“Why Memorial Day?” A Discussion and Book Forum on What So Proudly We Hail: The American Soul in Story, Speech, and Song

Panel hosted by the American Enterprise Institute, May 20, 2011.

American public life requires citizens who know who they are as Americans, who are knowledgeably attached to their country and communities, and who possess the character–the attitudes, sensibilities, and virtues–necessary for robust civic participation.What So Proudly We Hail, edited by Amy and Leon Kass and Diana Schaub, seeks to help form such citizens, using the soul-shaping possibilities of American short stories, political speeches, and songs. Making citizens, like building character generally, requires educating the moral imagination and sentiments, and developing fitting habits of the heart–matters both displayed in and nurtured by our great works of imaginative literature and rhetoric. The readings collected in What So Proudly We Hail shed light on our civic character and ways, encourage thoughtful patriotic attachment, and elicit timeless aspirations for civic improvement–always with an eye on our founding commitment to freedom and equality.
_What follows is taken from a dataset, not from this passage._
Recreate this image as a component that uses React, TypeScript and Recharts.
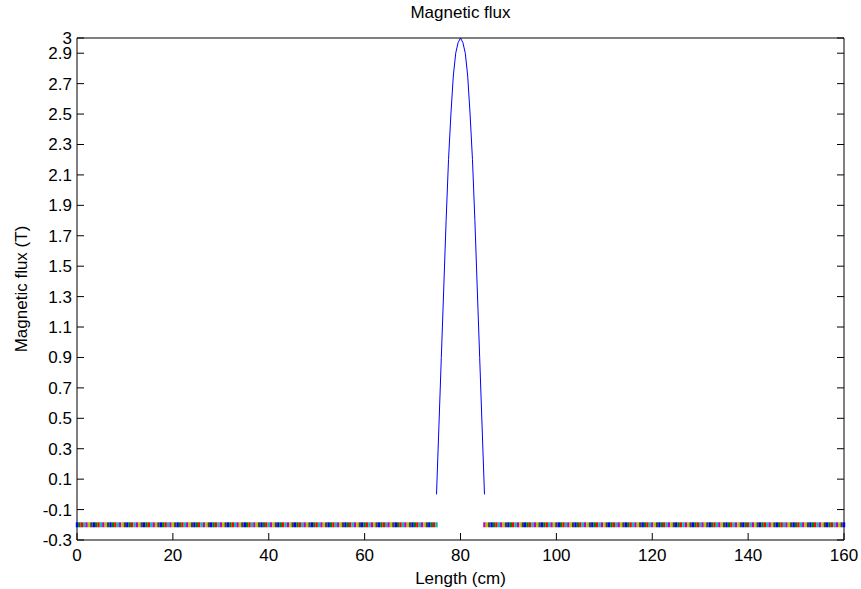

Several selections in the anthology deal with the importance of civic holidays for the perpetuation of our institutions and the attachment of our citizens. This forum will introduce the book with a discussion of the meaning and importance of Memorial Day, a holiday first instituted to honor those who died in the Civil War defending the Union. The point of departure for our discussion will be a reading of “In Our Youth Our Hearts Were Touched with Fire,” by Civil War veteran and Supreme Court Justice Oliver Wendell Holmes Jr., delivered as a defense of Memorial Day on May 30, 1884. Panelists will then discuss the speech and the meaning of Memorial Day today.